6th International Conference on Computational Mathematics and Engineering Sciences / 20-22 May. 2022, Ordu – Turkey, Ordu, Turkey, 20 - 22 May 2022, vol.1, no.1, pp.257
In this study, GOLD data versus USD is investigated by Stochastic Differential
Equation Modeling (SDEM). First of all, Square Root Process, Geometric Brownian Motion
(GBM), Vasicek Model (VAS), and Cox-Ingersoll-Ross (CIR) models have selected from the
most preferred models in finance. Then, the parameters of the mentioned SDE models have
estimated using the quasi maximum likelihood method. Secondly, It has been given the pvalue
for the Kolmogorov-Smirnov test that checks if the empirical and theoretical
distribution are the same to see the goodness of fit of the model. Accordingly, all selected
models fit well with the given data. After that, model selection has been made among these 4
compatible models according to AIC and BIC criteria. Therefore, for the given data, the VAS
model is the most appropriate model according to both criteria. Finally, by using the VAS
model, which has been chosen as the most appropriate model, and applying Euler-Maruyama
Approximation Method future simulation trajectories of 100 steps between 25.04.2022 and
25.04.2023 have been obtained.

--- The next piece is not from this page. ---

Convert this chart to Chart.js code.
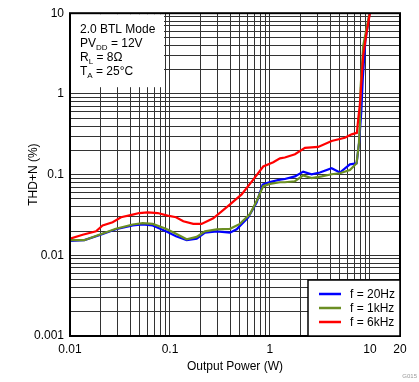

Gold opening data with the symbol GC=F between
02.01.2020 and 25.04.2022 have obtained with the help of https://finance.yahoo.com/ link,
with the YUIMAGUI interface of the RSTUDIO program and all results have also made by
using YUIMAGUI. These results are also corroborated by graphical representation.
Keywords: stochastic differential equation , quasi maximum likelihood, Euler-Maruyama
aroximation method,square root process, CIR, GBM, VAS, YUIMAGUI.